HAVANA – A year after a tornado ripped through Havana, killing seven, injuring more than 200 and destroying 8,000 homes, many people were counting their blessings for being alive while others were recovering from the damage wrought by the storm.
In 16 minutes, the tornado carved an 11.5-kilometre path through four municipalities in the Cuban capital, throwing up cars, ripping down buildings and sparking panic among thousands of residents.
The weather system hit during the night on 27 January 2019 and Havana residents awoke the following day to scenes of destruction.
There was also damage to state-run buildings like health centres and schools.
President Miguel Diaz-Canel immediately mobilized his cabinet to work toward restoring basic services like water and communications after half a million people were left without electricity.
With around 10,000 people displaced, the government slashed the price of building materials and sent teams of construction workers to expedite the recovery.
Some people took refuge in government shelters, others were taken in by relatives and neighbours, but others decided to stay put in whatever was left of their houses.
Ricardo Angeles said he now lives in the Roble area of the Guanabacoa municipality, one of the worst-hit areas.
“The house is already fixed. My wife lived in a shelter and was transferred to a new building. I live with her, my daughter and my sisters-in-law. They gave us rooms with a TV, a bed, everything,” he told EFE.
Miguel Prieto and Norma Viera, a retired couple from the Lawton area, were not as lucky.
“We had to work quite hard for them to give us the materials. In the end, we got them.
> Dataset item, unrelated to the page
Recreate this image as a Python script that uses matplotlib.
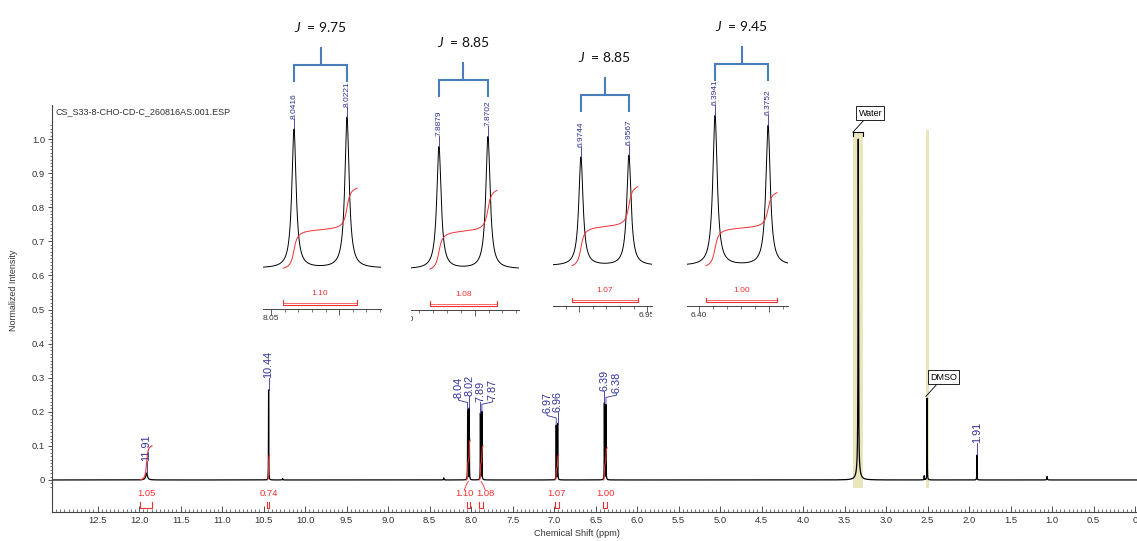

We managed to do some repairs.”
They said that some of the work had been left incomplete due to financial issues.
“We are both retired, we make very little money and currently things are very expensive, including the masonry,” Prieto said.
The pair must survive on a pension of about 300 pesos ($12) each a month.
“You can’t live on $24,” he said.
Francisco Alberto, 86, said the government had provided him with materials like wood and glass at a low price but it took a year for the repairs to be completed.
“At least we’re alive,” he said.
According to the latest figures, around 60 per cent of the 7,800 houses damaged by the tornado had been restored.
There was a huge relief effort after the tornado hit the city, with Cubans and foreigners alike donating clothes, food and money.
Authorities installed collections points and readied financial aid and several private food organizations sent canned food, bottled water, sheets, towels and blankets.
It was one of the worst storms to hit Havana in recent decades, with winds of up to 300kph.
Meteorologists said the tornado formed as thunderstorms encountered a cold front, accompanied by strong wind and heavy rains.